Summer is in full swing around here (finally) after a rainy start. We are taking the good days when they come! Two fun meals most recently included Mr. SB’s birthday dinner held at our club on the shore as well as my book group (held on our deck and dining room as thunderstorms made it impossible to have at the shore club).
Shore Menu (including lemon tart for the birthday dessert)
Last Sunday was a hot one on the shore. I was on Race Committee for the club and after a long day on the water was looking forward to a yummy dinner and at Mr. SB’s request, I had made his favorite lemon tart. As usually he loves cheesecake and is a picky French guy – a special request for lemon tart means something!
Our friends joined us for both happy hour and a dinner of teriyaki salmon on a cedar plank, caprese salad with fresh basil from my garden, mediterranean pasta salad and the tart! Good club friends stopped in spontaneously and let’s just say you know you are having fun when the club staff tell you they are closing soon and it is time to pack up!
Book Group Menu (including lemon bars)
I made two tarts actually – as this recipe works so well in bar form too – I made one in an 8 by 8 pan. My book group came over on Wednesday so I made the bars and tart on Saturday and froze the bars but did not frost them. They came out great. As we had been planning on going to the shore the rest of the menu was picnic food – but worked well for a summer book group menu. Will make these again – here is the easy make ahead menu.
Charcuterie board with prosciutto, salami, Boursin, dried apricots, nuts and grapes (enjoyed on the deck before a rain storm)
Grilled lemon pepper chicken
Lemon bars and brownies for dessert
Super easy to make ahead and delicious! Here is the recipe for Mr. SB’s favorite frosted lemon tart or bars. Enjoy!
- 1 Tart pan
- 1 8 by 8 pan
- 1 cup Unbleached, all purpose flour
- 8 tbsp Unsalted butter at room temperature (1 stick)

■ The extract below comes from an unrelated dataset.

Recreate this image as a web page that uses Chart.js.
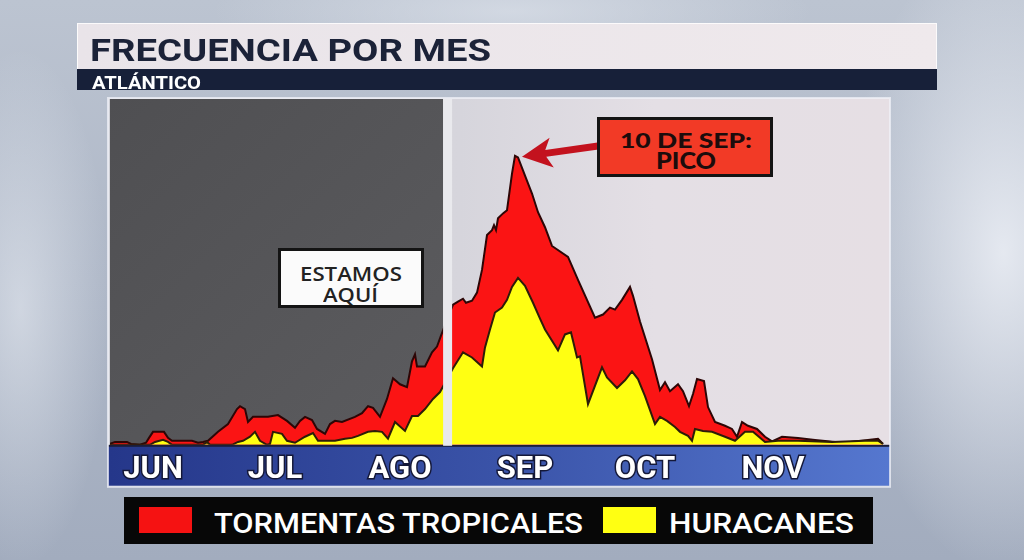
<!DOCTYPE html>
<html>
<head>
<meta charset="utf-8">
<script src="https://cdn.jsdelivr.net/npm/chart.js@4.4.1/dist/chart.umd.min.js"></script>
<style>
html,body{margin:0;padding:0;width:1024px;height:560px;overflow:hidden;}
body{position:relative;
background:
 radial-gradient(ellipse 90px 260px at 2% 55%, rgba(236,240,246,0.55), rgba(236,240,246,0)),
 radial-gradient(ellipse 160px 320px at 98% 45%, rgba(238,241,247,0.85), rgba(238,241,247,0)),
 radial-gradient(ellipse 300px 60px at 50% 2%, rgba(225,230,238,0.6), rgba(225,230,238,0)),
 linear-gradient(180deg,#bcc4d1 0%,#aeb7c7 50%,#a2acbe 100%);}
#c{position:absolute;left:0;top:0;}
.t{position:absolute;white-space:nowrap;display:inline-block;transform-origin:0 0;line-height:1;}
#titleBox{position:absolute;left:77px;top:23px;width:858px;height:46px;background:linear-gradient(90deg,#e9e4e9,#efe9ec);border:1px solid rgba(255,255,255,0.8);border-bottom:none;}
#subBar{position:absolute;left:77px;top:69px;width:860px;height:21px;background:#172039;}
#legend{position:absolute;left:124px;top:497px;width:749px;height:47px;background:#070707;}
.sw{position:absolute;top:507px;height:26px;width:53px;}
#peakBox{position:absolute;left:597px;top:117px;width:170px;height:54px;background:#f23a26;border:3px solid #141414;}
#nowBox{position:absolute;left:278px;top:248px;width:140px;height:54px;background:#fbfbfb;border:3px solid #141414;}
</style>
</head>
<body>
<div id="titleBox"></div>
<div id="subBar"></div>
<canvas id="c" width="1024" height="560"></canvas>
<span class="t" data-w="401" style="left:90px;top:31px;font:700 32px Roboto;color:#1b2238;">FRECUENCIA POR MES</span>
<span class="t" data-w="109" style="left:92px;top:72px;font:700 18px Roboto;color:#ffffff;">ATLÁNTICO</span>

<div id="peakBox"></div>
<span class="t" data-w="132" style="left:620px;top:126.5px;font:900 21px Lato;color:#1c0c0c;">10 DE SEP:</span>
<span class="t" data-w="60" style="left:656px;top:146.5px;font:900 22px Lato;color:#1c0c0c;">PICO</span>

<div id="nowBox"></div>
<span class="t" data-w="102" style="left:300px;top:258.5px;font:600 20.3px 'Open Sans';color:#222;">ESTAMOS</span>
<span class="t" data-w="55" style="left:323px;top:279.5px;font:600 20.3px 'Open Sans';color:#222;">AQUÍ</span>

<div id="legend"></div>
<div class="sw" style="left:139px;background:#f51212;"></div>
<div class="sw" style="left:603px;background:#ffff12;"></div>
<span class="t" data-w="369" style="left:214px;top:508.4px;font:500 27px Roboto;color:#ffffff;">TORMENTAS TROPICALES</span>
<span class="t" data-w="185" style="left:669px;top:508.4px;font:500 27px Roboto;color:#ffffff;">HURACANES</span>

<script>
// ---- data (x = days since 1 June, y = relative frequency) ----
const monthLabels = ['JUN','JUL','AGO','SEP','OCT','NOV'];
const monthLabelDays = [10.75, 41.25, 72.5, 103.75, 133.75, 165.75];
const todayDay = 84.4;

const stormDays = [
  0,1.25,4.25,5.25,7.5,9,9.75,10.75,13.5,14.5,
  15.5,20.5,22,23.25,24.5,27,29.5,31.75,32.5,33.75,
  34.5,35.75,39.5,42,44.25,46.25,47.5,48.75,50.5,51.75,
  53.75,55,56.25,58,61.25,63,64.5,65.75,67.5,69.25,
  70.75,72.5,74.25,75.5,76.25,76.75,78.75,80.5,81.75,82.75,
  85.75,87,88.25,89,90.5,91.75,93,94.25,95.5,96,
  96.5,97,98.25,99.25,100.5,101.25,102,103.75,105.5,107,
  108.75,110.5,114.5,117,121.25,123.25,125,126.25,128,130,
  130.75,132.5,135.5,137.5,138.75,140,142,143.25,144.75,145.75,
  146.75,148.5,149.5,151.25,153.75,155.5,156.75,158,159.5,161.75,
  163.75,165.5,168,172,176.25,181.25,185,189.5,192,193.25
];
const stormValues = [
  0.3,1.0,1.0,0.3,0,0.7,2.4,4.5,4.5,2.4,
  1.4,1.4,0.7,1.0,1.4,4.5,7.2,12.4,13.4,12.4,
  7.9,9.7,9.7,10.3,8.3,5.9,8.3,9.7,8.6,5.5,
  3.8,7.2,8.3,7.9,9.7,11.0,13.4,12.8,9.7,15.9,
  23.1,21.0,20.0,29.0,31.4,27.2,27.2,32.1,34.1,37.9,
  48.6,49.7,50.7,49.3,50.0,52.8,60.7,72.8,74.5,76.2,
  74.5,78.6,80.3,81.4,94.1,100.3,99.7,93.4,87.2,80.7,
  75.5,69.0,65.2,57.2,44.1,45.2,47.6,46.9,50.3,54.8,
  51.7,42.8,29.7,19.0,21.7,18.6,21.0,18.6,13.4,17.6,
  22.8,22.1,13.1,7.9,6.6,5.5,2.8,7.9,6.6,5.5,
  2.8,1.2,2.8,2.4,1.7,1.0,1.0,1.7,2.1,0.3
];
const hurricaneDays = [
  0,10,11.25,13.25,14.5,15.5,23.25,24.25,25,30.5,
  32,33.25,35,36.25,37.5,39.25,40,40.75,43,44.25,
  46.25,48.75,50.75,52,56.25,58.75,60.5,62,64.5,66.25,
  68,69.5,71.25,73.75,75.5,77,78.75,80.75,82.5,85.75,
  88.25,90.5,93,93.75,95,96.25,98,99.25,100.5,102,
  103.75,105.75,107.5,108.75,112,113.75,115.25,116.75,117.5,119.5,
  123,124.25,126.75,128.75,130.5,132,133.75,136.25,137.5,139.25,
  141.25,142.5,144.5,145.5,146.25,148.25,150.5,153.75,156.25,158.75,
  160.75,163.75,167,172,180.5,188.75,192,193.25
];
const hurricaneValues = [
  0,0,1.0,1.7,1.0,0,0,1.0,0,0,
  1.0,1.4,2.8,4.5,1.4,0,0.3,4.5,3.8,1.4,
  0.7,2.8,4.1,1.4,1.4,2.1,2.4,3.1,4.5,4.8,
  4.5,2.1,7.9,4.8,10.0,10.0,12.4,15.9,18.3,26.6,
  32.1,30.3,27.2,33.8,40.0,45.9,47.6,50.3,54.8,57.9,
  55.2,49.3,43.8,40.0,32.8,38.3,39.0,30.3,30.7,14.1,
  26.9,23.4,19.7,22.4,25.5,22.8,16.9,7.2,9.7,8.3,
  6.2,4.5,3.1,1.4,5.5,4.8,4.5,2.8,1.4,4.5,
  4.5,1.0,1.4,1.4,1.0,1.4,1.4,0.3
];
const seriesNames = ['TORMENTAS TROPICALES','HURACANES'];

const stormData = stormDays.map((d,i)=>({x:d,y:stormValues[i]}));
const hurricaneData = hurricaneDays.map((d,i)=>({x:d,y:hurricaneValues[i]}));
let peakIdx = 0;
stormValues.forEach((v,i)=>{ if(v>stormValues[peakIdx]) peakIdx=i; });

const panelPlugin = {
  id:'panel',
  beforeDraw(chart){
    const {ctx, chartArea:{left,right,top,bottom}, scales:{x}} = chart;
    const tp = x.getPixelForValue(todayDay);
    ctx.save();
    let g = ctx.createLinearGradient(left,0,right,0);
    g.addColorStop(0,'#cfd0d6'); g.addColorStop(0.45,'#d6d5dc'); g.addColorStop(0.7,'#e4dfe5'); g.addColorStop(1,'#e6dfe4');
    ctx.fillStyle = g;
    ctx.fillRect(left-2, top-1, right-left+4, bottom-top+2);
    let g2 = ctx.createLinearGradient(left,top,tp,bottom);
    g2.addColorStop(0,'#4f4f52'); g2.addColorStop(1,'#5c5c5f');
    ctx.fillStyle = g2;
    ctx.fillRect(left, top, tp-4.5-left, bottom-top);
    let g3 = ctx.createLinearGradient(left,0,right,0);
    g3.addColorStop(0,'#25378a'); g3.addColorStop(0.5,'#3a53a8'); g3.addColorStop(1,'#5577cf');
    ctx.fillStyle = g3;
    ctx.fillRect(left-2, bottom+1, right-left+4, 40);
    ctx.fillStyle = '#1a1d3a';
    ctx.fillRect(left-2, bottom, right-left+4, 2);
    ctx.strokeStyle = 'rgba(240,242,248,0.75)';
    ctx.lineWidth = 2;
    ctx.strokeRect(left-2, top-1, right-left+4, bottom-top+43);
    ctx.restore();
  },
  afterDatasetsDraw(chart){
    const {ctx, chartArea:{top,bottom}, scales:{x,y}} = chart;
    const tp = x.getPixelForValue(todayDay);
    ctx.save();
    ctx.fillStyle = '#e9e9ed';
    ctx.fillRect(tp-4.5, top, 9, bottom-top+1);
    const tipX = x.getPixelForValue(stormDays[peakIdx]) + 7;
    const tipY = y.getPixelForValue(stormValues[peakIdx]) + 1;
    const tailX = 598, tailY = 146;
    const ang = Math.atan2(tipY-tailY, tipX-tailX);
    const L = Math.hypot(tipX-tailX, tipY-tailY);
    ctx.translate(tipX, tipY);
    ctx.rotate(ang + Math.PI);
    ctx.fillStyle = '#c3121e';
    ctx.beginPath();
    ctx.moveTo(0,0);
    ctx.lineTo(30,-15);
    ctx.lineTo(24,-3.5);
    ctx.lineTo(L,-3.5);
    ctx.lineTo(L,3.5);
    ctx.lineTo(24,3.5);
    ctx.lineTo(30,15);
    ctx.closePath();
    ctx.fill();
    ctx.restore();
  }
};

new Chart(document.getElementById('c'), {
  type:'line',
  data:{
    datasets:[
      {label:seriesNames[1], data:hurricaneData, order:0, fill:'origin',
       backgroundColor:'#ffff12', borderColor:'#2d1d08', borderWidth:2, pointRadius:0, tension:0},
      {label:seriesNames[0], data:stormData, order:1, fill:'origin',
       backgroundColor:'#fb1414', borderColor:'#2d0606', borderWidth:2, pointRadius:0, tension:0}
    ]
  },
  options:{
    responsive:false,
    animation:false,
    layout:{padding:{left:110,right:136,top:99,bottom:64}},
    plugins:{legend:{display:false},tooltip:{enabled:false}},
    scales:{
      x:{type:'linear',min:0,max:194.5,
         grid:{display:false,drawTicks:false},border:{display:false},
         afterBuildTicks:(ax)=>{ax.ticks = monthLabelDays.map(v=>({value:v}));},
         ticks:{autoSkip:false,maxRotation:0,padding:7,
           font:{family:'Roboto',weight:'bold',size:31},color:'#ffffff',
           textStrokeColor:'#141838',textStrokeWidth:3,
           callback:(v,i)=>monthLabels[i]}},
      y:{display:false,min:0,max:120}
    }
  },
  plugins:[panelPlugin]
});

function fitTexts(){
  document.querySelectorAll('[data-w]').forEach(el=>{
    el.style.transform='none';
    const w = el.getBoundingClientRect().width;
    el.style.transform = 'scaleX('+(parseFloat(el.dataset.w)/w)+')';
  });
}
fitTexts();
if(document.fonts && document.fonts.ready) document.fonts.ready.then(fitTexts);
</script>
</body>
</html>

- 1/4 cup Confectioners sugar
- 1 cup Granulated white sugar
- 2 Large eggs
- 2 tbsp Unbleached, all purpose flour
- 1/2 tsp Baking powder
- 3 tbsp Freshly squeezed lemon juice
- 1 tbsp Freshly grated lemon zest
- 2 1/2 tbsp Unsalted butter at room temperature
- 1 1/2 cups Confectioners sugar
- 1 tbsp Lemon juice
- 1 tbsp Freshly grated lemon to sprinkle on top
- Preheat oven to 350 degrees and place a rack in the center of your oven
- For the tart or bar crust – combine 8 tbsp of butter 1 cup of flour, and 1/4 cup of confectioners sugar with a fork or pastry blender (I prefer the latter) until the flour is absorbed into the butter in a course mixture. Take the mixture and put it into your bar or tart pan. Press it down to an even layer. I like to use a ramekin to press it down. Bake until the crust is a light brown. Watch it carefully after about ten minutes (it will take between 10 to 16/17 minutes).
- Make your filling by whisking together the eggs, granulated sugar, 2 tbsp of flour, baking powder, 3 tbsp of lemon juice and the lemon zest until combined. Pour over the partly baked crust and continue baking until the filling is firm, about 25 minutes or so. Let the tart or bars cobol completely before frosting. If freezing (and this recipe freezes really well), do not frost.
- For beat the frosting – beat 2 1/2 tbsp of butter with 1 1/2 cups of confectioners sugar until smooth. Add the lemon juice until the frosting is at a good spreading consistency.
- Spread icing over the bars once completely cooled (or if you freeze ahead of time, remove from freezer and let thaw). Sprinkle lemon zest on top. Let sit for at least an hour before cutting into squares or slices of tart. Enjoy!